You don’t get to be a popular, critically acclaimed comic book without someone trying to turn you into a movie or TV show. As such, there’s been studio interest in Locke & Key since the Joe Hill-written, Gabriel Rodriguez-drawn comic debuted in 2008. Unlike projects like, say, a film version of Y: The Last Man, a TV version of Locke & Key came to fruition quickly. The pilot was directed by Mark Romanek, written by the genre triumvirate of Josh Friedman, Roberto Orci, and Alex Kurtzman, and had a capable cast (anchored on the adult side by Miranda Otto), but wasn’t ultimately picked up for a full series during a stuffed Fox season that boasted an animated version of Napoleon Dynamite and a Bones spin-off you can’t name without googling.
Since then, the comic book’s televisual fate has been lingering in development hell, but it may be providence that it was batted down by Fox back in 2011 simply because the network landscape has shifted so dramatically. Hill announced last summer that he’d be writing a new pilot script, and with today’s news that Hulu ordered production on a pilot, to be directed by Scott Derrickson, Locke & Key is in a great position to bring something completely new to the world of comic book TV.
Ironically, it’s the FX show Legion that may have paved the way. Something that may have been too weird for mainstream television back in 2011 is the basis for popularity and potential awards today. Locke & Key puts a family recovering from the tragic murder into a magical, maniac mansion where keys forged from the spirit dust of demons unlock secret powers. Things get gloriously, boldly, unnervingly bonkers in the course of the story, and any adaptation that could truly be called “faithful” will have to go for the insane gusto.
So how could Locke & Key be a unique presence in serial storytelling? First and most importantly, there’s Hill’s sprawling imagination. Again, as a matter of faithfulness, if Derrickson’s Hulu version can utilize the structural language of the comic book, it should find a happy blend of horror, adventure, and magical realism fueled by overlapping times/emotions. If it’s not experimental, it won’t truly be Locke & Key.

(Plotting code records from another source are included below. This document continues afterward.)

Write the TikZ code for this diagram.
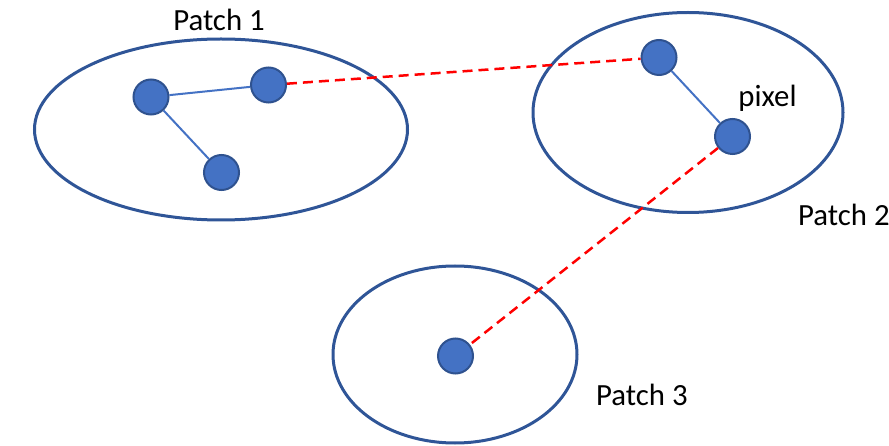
\documentclass[tikz,border=0pt]{standalone}
\usepackage{fontspec}
\setmainfont{Carlito}
\usetikzlibrary{shapes.geometric}
\definecolor{pfill}{HTML}{4472C4}
\definecolor{pborder}{HTML}{2F528F}
\definecolor{pell}{HTML}{2F5597}
\definecolor{pline}{HTML}{4472C4}
\tikzset{
  pix/.style={circle, fill=pfill, draw=pborder, line width=2pt, minimum size=35pt, inner sep=0pt},
  patch/.style={ellipse, draw=pell, line width=3pt, inner sep=0pt},
  lbl/.style={font=\fontsize{30.8}{33}\selectfont, inner sep=0pt, anchor=base},
  link/.style={draw=pline, line width=2pt},
  corr/.style={draw=red, line width=2.5pt, dash pattern=on 10pt off 6pt}
}
\begin{document}
\begin{tikzpicture}[x=1pt,y=-1pt]
\useasboundingbox (0,0) rectangle (889,446);
\node[patch, minimum width=373pt, minimum height=181pt] (e1) at (221,129.5) {};
\node[patch, minimum width=310pt, minimum height=200pt] (e2) at (688,112.5) {};
\node[patch, minimum width=244pt, minimum height=177pt] (e3) at (455,354.5) {};
\node[pix] (n1) at (151,97) {};
\node[pix] (n2) at (268.5,85) {};
\node[pix] (n3) at (221.5,172.5) {};
\node[pix] (n4) at (659,57.5) {};
\node[pix] (n5) at (732.5,136.5) {};
\node[pix] (n6) at (455.5,356) {};
\draw[link] (n1) -- (n2);
\draw[link] (n1) -- (n3);
\draw[link] (n4) -- (n5);
\draw[corr] (n2) -- (n4);
\draw[corr] (n5) -- (n6);
\node[lbl] (t1) at (219,31) {Patch 1};
\node[lbl] (t2) at (767.5,107) {pixel};
\node[lbl, anchor=base west] (t3) at (798,226) {Patch 2};
\node[lbl, anchor=base west] (t4) at (596,405) {Patch 3};
\end{tikzpicture}
\end{document}
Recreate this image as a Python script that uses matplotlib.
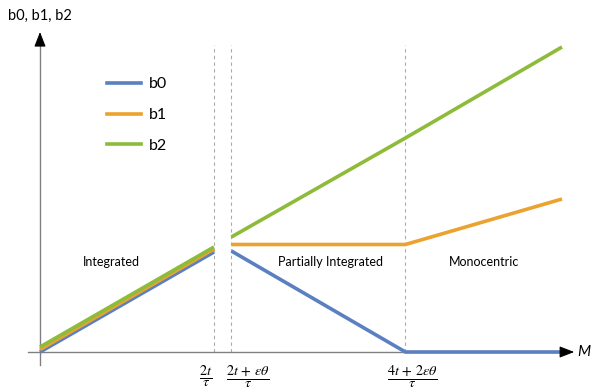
import matplotlib
matplotlib.use("Agg")
import matplotlib.pyplot as plt
from matplotlib.lines import Line2D

# schematic units: 2t/tau = 1
x_left = [0.0, 1.0]
x_right = [1.1, 2.1, 3.0]
b0_left = [0.0, 1.0]
b0_right = [1.01, 0.0, 0.0]
b1_left = [0.025, 1.03]
b1_right = [1.075, 1.075, 1.53]
b2_left = [0.05, 1.05]
b2_right = [1.15, 2.14, 3.05]

breaks = [1.0, 1.1, 2.1]
break_labels = [r"$\dfrac{2t}{\tau}$",
                r"$\dfrac{2t\,+\,\varepsilon\theta}{\tau}$",
                r"$\dfrac{4t\,+\,2\varepsilon\theta}{\tau}$"]
label_x = [0.955, 1.195, 2.14]
regions = ["Integrated", "Partially Integrated", "Monocentric"]
region_x = [0.41, 1.67, 2.55]

C_B0 = "#5B80C1"
C_B1 = "#EBA22F"
C_B2 = "#8DBB3A"
C_AX = "#808080"

plt.rcParams["font.family"] = ["Lato", "DejaVu Sans"]
plt.rcParams["mathtext.fontset"] = "stix"

fig = plt.figure(figsize=(5.91, 3.89), dpi=100)
ax = fig.add_axes([0, 0, 1, 1])
# 174 px per x unit, 100 px per y unit, origin at pixel (40, 352)
ax.set_xlim(-40 / 174, 551 / 174)
ax.set_ylim(-37 / 100, 352 / 100)
ax.set_axis_off()

# axes with arrow heads
ax.plot([-0.07, 3.0], [0, 0], color=C_AX, lw=1.0, zorder=1)
ax.plot([0, 0], [-0.13, 3.1], color=C_AX, lw=1.0, zorder=1)
ah = dict(arrowstyle="-|>,head_length=0.9,head_width=0.35", color="black",
          lw=0.8, shrinkA=0, shrinkB=0)
ax.annotate("", xy=(3.07, 0), xytext=(3.0, 0), arrowprops=ah, zorder=4)
ax.annotate("", xy=(0, 3.2), xytext=(0, 3.08), arrowprops=ah, zorder=4)
ax.text(3.09, 0.0, "M", fontsize=11, style="italic", ha="left",
        va="center")
ax.text(0.0, 3.36, "b0, b1, b2", fontsize=10.5, ha="center", va="center")

for xb in breaks:
    ax.plot([xb, xb], [0, 3.07], color="#AAAAAA", lw=0.8,
            ls=(0, (3, 3)), zorder=0)
for xl, lab in zip(label_x, break_labels):
    ax.text(xl, -0.245, lab, fontsize=10.3, ha="center", va="center")

for xr, lab in zip(region_x, regions):
    ax.text(xr, 0.9, lab, fontsize=9, ha="center", va="center")

for yl, yr, c in ((b0_left, b0_right, C_B0), (b1_left, b1_right, C_B1),
                  (b2_left, b2_right, C_B2)):
    ax.plot(x_left, yl, color=c, lw=2.6, solid_capstyle="butt", zorder=3)
    ax.plot(x_right, yr, color=c, lw=2.6, solid_capstyle="butt", zorder=3)

handles = [Line2D([], [], color=c, lw=2.6) for c in (C_B0, C_B1, C_B2)]
ax.legend(handles, ["b0", "b1", "b2"], loc="upper left",
          bbox_to_anchor=(107 / 591, 1 - 77 / 389),
          bbox_transform=fig.transFigure, frameon=False, fontsize=11.5,
          handlelength=2.1, handletextpad=0.5, labelspacing=1.05,
          borderpad=0, borderaxespad=0)

fig.savefig("out.png", dpi=100)
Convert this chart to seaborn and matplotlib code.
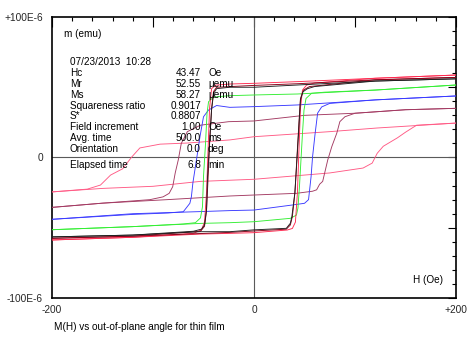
import matplotlib
matplotlib.use("Agg")
import matplotlib.pyplot as plt
import numpy as np
import pandas as pd
import seaborn as sns

sns.set_style("white")
plt.rcParams["font.family"] = ["Liberation Sans", "DejaVu Sans"]

# ---------------------------------------------------------------------------
# Hysteresis branches (H in Oe, m in micro-emu)
# "up" = descending branch (+200 -> -200), "lo" = ascending branch
# ---------------------------------------------------------------------------
red_up_h = [200, 120, 43, 0, -24, -38, -42, -44, -45.5, -47, -49, -52, -60, -120, -200]
red_up_m = [58.7, 56.4, 54, 52.8, 52.3, 51.5, 49, 35, 5, -25, -46, -51.5, -54, -56.8, -58.7]
red_lo_h = [-200, -120, -53, -24, 0, 33, 38, 41, 43, 44.5, 46, 48, 52, 60, 120, 200]
red_lo_m = [-58.7, -56.8, -54.5, -54, -53.5, -51.6, -50.5, -46, -25, 5, 35, 48, 51.5, 53, 56.4, 58.7]

dred_up_h = [200, 120, 43, 0, -37, -40, -42, -44, -45.5, -47, -49, -53, -120, -200]
dred_up_m = [57, 55.3, 52.5, 51.3, 50, 47, 35, 10, -15, -38, -49, -52.5, -56, -57.5]
dred_lo_h = [-200, -120, -24, 32, 36, 38, 40.5, 42.5, 44.5, 46, 49, 55, 120, 200]
dred_lo_m = [-57.5, -56, -53.3, -51, -48, -42, -25, 0, 25, 42, 48, 50.5, 55.3, 57]

black_up_h = [200, 120, 43, 0, -24, -37, -40, -42, -44, -46, -47, -49, -52, -60, -120, -200]
black_up_m = [56, 54.4, 51.6, 50, 50, 49, 45.7, 33.8, 10, -13.7, -37, -48, -51, -52.5, -55.2, -56.5]
black_lo_h = [-200, -120, -53, -24, 0, 32, 36, 37.5, 40.5, 42.5, 44.5, 46, 48.5, 53, 60, 120, 200]
black_lo_m = [-56.5, -55.2, -52.8, -52.8, -51.5, -50.4, -46.8, -42, -25, -1.8, 22, 41, 46.8, 49, 50.5, 54.4, 56]

green_up_h = [200, 120, 43, 0, -24, -40, -45, -46.5, -48, -50, -51, -53, -58, -70, -120, -200]
green_up_m = [51.6, 48, 45.2, 44.5, 44, 43, 39.7, 31.6, 10, -13.7, -35, -43, -46.4, -47.3, -49.2, -51.4]
green_lo_h = [-200, -120, -53, -24, 0, 36, 42, 43.5, 45, 46.5, 48, 49.5, 51.5, 57, 70, 120, 200]
green_lo_m = [-51.4, -49.2, -46.9, -46.4, -45.7, -43.3, -41, -36, -20.8, -1.8, 17.2, 33.8, 42, 45.7, 46.5, 48, 51.6]

blue_up_h = [200, 120, 43, 0, -24, -37, -45, -50, -53.5, -57, -60.5, -62, -63.5, -70, -85, -120, -200]
blue_up_m = [43.8, 41, 37.4, 36.2, 35.7, 37, 33.8, 29, 14.8, -1.8, -18, -28, -32.6, -38.6, -39.5, -40.5, -44]
blue_lo_h = [-200, -120, -53, -24, 0, 38, 50, 54, 56.5, 58, 60.5, 63, 67, 75, 120, 200]
blue_lo_m = [-44, -40, -38.5, -37.8, -37.4, -33.8, -32.6, -30, -13.7, 0.6, 17, 31.6, 36, 38.5, 41, 43.8]

plum_up_h = [200, 150, 100, 50, 0, -25, -53, -66, -72, -75, -78, -80.5, -84, -90, -103, -150, -200]
plum_up_m = [35, 34, 31.5, 30, 26, 25.5, 23, 18.4, 10, -1.8, -11, -20.8, -25.5, -28, -30, -32.5, -35.5]
plum_lo_h = [-200, -150, -86, -24, 0, 42, 58, 62, 65, 68, 73, 77, 82, 85, 90, 100, 150, 200]
plum_lo_m = [-35.5, -32.5, -30, -27.4, -26.7, -25.5, -24, -23, -19, -17, -1.8, 7.7, 17.4, 25.5, 29, 31.5, 34, 35]

pink_up_h = [200, 122, 75, 0, -24, -66, -93, -113, -121, -130, -142, -152, -165, -200]
pink_up_m = [24.5, 21, 18.4, 14.8, 12.5, 10.3, 9.5, 6.8, 0.4, -8, -12.5, -19.6, -22.5, -24.5]
pink_lo_h = [-200, -150, -100, -53, 0, 75, 108, 117, 122, 128, 142, 150, 161, 200]
pink_lo_m = [-24.5, -22, -20.5, -17, -15.5, -11, -7.5, -4, 3, 8, 14, 18, 23, 24.5]

loop_names = ["pink", "plum", "blue", "green", "red", "darkred", "black"]
loop_colors = ["#ff5a85", "#a33a62", "#3a3aff", "#33ee33", "#ff2a50", "#8a0018", "#202020"]

branches = {
    "pink": [(pink_up_h, pink_up_m), (pink_lo_h, pink_lo_m)],
    "plum": [(plum_up_h, plum_up_m), (plum_lo_h, plum_lo_m)],
    "blue": [(blue_up_h, blue_up_m), (blue_lo_h, blue_lo_m)],
    "green": [(green_up_h, green_up_m), (green_lo_h, green_lo_m)],
    "red": [(red_up_h, red_up_m), (red_lo_h, red_lo_m)],
    "darkred": [(dred_up_h, dred_up_m), (dred_lo_h, dred_lo_m)],
    "black": [(black_up_h, black_up_m), (black_lo_h, black_lo_m)],
}

info_labels = ["Hc", "Mr", "Ms", "Squareness ratio", "S*", "Field increment",
               "Avg. time", "Orientation"]
info_values = ["43.47", "52.55", "58.27", "0.9017", "0.8807", "1.00", "500.0", "0.0"]
info_units = ["Oe", "\u00b5emu", "\u00b5emu", "", "", "Oe", "ms", "deg"]

x_tick_vals = [-200, -100, 0, 100, 200]
x_tick_text = ["-200", "", "0", "", "+200"]
y_tick_vals = [-100, -50, 0, 50, 100]
y_tick_text = ["-100E-6", "", "0", "", "+100E-6"]

# ---------------------------------------------------------------------------
rows = []
for name in loop_names:
    for k, (hs, ms) in enumerate(branches[name]):
        for h, m in zip(hs, ms):
            rows.append({"H": h, "M": m, "loop": name, "trace": f"{name}_{k}"})
df = pd.DataFrame(rows)

W, H = 470, 360
fig = plt.figure(figsize=(W / 100, H / 100), dpi=100)
L, R, T, B = 52, 456, 17, 298
ax = fig.add_axes([L / W, 1 - B / H, (R - L) / W, (B - T) / H])

ax.axhline(0, color="#5a5a5a", lw=0.8, zorder=1)
ax.axvline(0, color="#5a5a5a", lw=0.8, zorder=1)

sns.lineplot(data=df, x="H", y="M", hue="loop", units="trace", estimator=None,
             sort=False, hue_order=loop_names,
             palette=dict(zip(loop_names, loop_colors)),
             legend=False, lw=0.65, ax=ax, zorder=3)

ax.set_xlim(-200, 200)
ax.set_ylim(-100, 100)
ax.set_xlabel("")
ax.set_ylabel("")

ax.set_xticks(x_tick_vals)
ax.set_xticklabels(x_tick_text)
ax.set_xticks(np.arange(-200, 201, 20), minor=True)
ax.set_yticks(y_tick_vals)
ax.set_yticklabels(y_tick_text)
ax.set_yticks(np.arange(-100, 101, 10), minor=True)
ax.tick_params(which="both", direction="in", top=True, right=True,
               color="black", width=0.8, labelsize=7.3)
ax.tick_params(axis="x", which="major", length=7.2, pad=5)
ax.tick_params(axis="y", which="major", length=6, pad=6.5)
ax.tick_params(which="minor", length=2.8)
for s in ax.spines.values():
    s.set_color("black")
    s.set_linewidth(1.2)


def ax_x(px):
    return (px - L) / (R - L)


def ax_y(py):
    return (B - py) / (B - T)


tkw = dict(transform=ax.transAxes, fontsize=7.2, va="center", color="black")
ax.text(ax_x(64), ax_y(34), "m (emu)", ha="left", **tkw)
ax.text(ax_x(70), ax_y(62), "07/23/2013  10:28", ha="left", **tkw)
row_y = [72.5, 84, 95, 106, 116.5, 127.5, 138, 149]
for lab, val, unit, py in zip(info_labels, info_values, info_units, row_y):
    ax.text(ax_x(70), ax_y(py), lab, ha="left", **tkw)
    ax.text(ax_x(201), ax_y(py), val, ha="right", **tkw)
    if unit:
        ax.text(ax_x(208), ax_y(py), unit, ha="left", **tkw)
ax.text(ax_x(70), ax_y(165.5), "Elapsed time", ha="left", **tkw)
ax.text(ax_x(201), ax_y(165.5), "6.8", ha="right", **tkw)
ax.text(ax_x(208), ax_y(165.5), "min", ha="left", **tkw)

ax.text(ax_x(443), ax_y(280), "H (Oe)", ha="right", **tkw)

fig.text(54 / W, 1 - 327 / H, "M(H) vs out-of-plane angle for thin film",
         ha="left", va="center", fontsize=7.2, color="black")

fig.savefig("out.png", dpi=100)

The second main element to bringing that imagination to life is the long list of powers and experiences granted by the keys. One key lets you look into a vibrant representation of someone’s brain (and toy around in it). One key turns you into a ghost. One key swaps your sex. One key gives you angel wings to fly. One key turns you into a music box miniature that can command all who hear your music. One key summons an echo of the dead in the well house. The scope of what’s done with the keys essentially turns a half-dozen characters into a legion of X-Men, and all of their adventures happen literally on top of a Lovecraftian realm of shadow beasts trying to get into our world.
Comic book TV has established a tone for horror (see: Walking Dead) and a tone for superheroism (see: Agents of S.H.I.E.L.D.), and Locke & Key could blow both up by mixing them chaotically together.
The other major reason to think the show may be different than anything we’ve seen before is the combination of Scott Derrickson at the helm and Carlton Cuse as showrunner. Derrickson’s name instantly raises the promise of Doctor Strange‘s visual craziness: a complicated, kaleidoscopic style that would naturally find a home in Keyhouse. The only limitation would be (ahem, Hulu) the budget. Fortunately this version will benefit from almost a decade in CGI advancements.
Cuse’s involvement is cause for even higher hopes, specifically for his work ethic, storytelling rigor, and complete lack of fear in going through the mist-covered door in left field to the wondrous dimension of what-the-fuck-did-I-just-see. If you’re going to combine the head-scratching nature of Lost and the unsettling creepiness of Bates Motel, why not get the guy who did both?
If Hulu orders a full series, the best thing they can do is remove any shackles from the creative arm of Cuse, Derrickson, and Hill. The potential of the show is also its greatest challenge and would require introducing new visual styles on a weekly basis: from 80s high school drama to Revolutionary War mysticism and large-scale battles and a ghost kid spying on his family and a carnival-colored trip through the living thoughts of an adolescent mind. Every episode could be a fresh surprise with Derrickson and any other directors bringing a new energy with each installment. Where Romanek was perfect for the ice-cold mourning of the initial story, it’s easy to see varied wish-list talents like Guillermo del Toro, Michelle MacLaren, and Hiro Murai bringing their signature styles to a continually-metamorphosing show.
Or, at the very least, the creative team could gamble on making the audience uncomfortable by refusing to deliver the expected. Every week can be a new discovery that takes us in a new direction, because that’s what the comic books did. It will be a demanding, ambitious undertaking, but Locke & Key could help us move into the next phase of risky, boundary-less comic book television.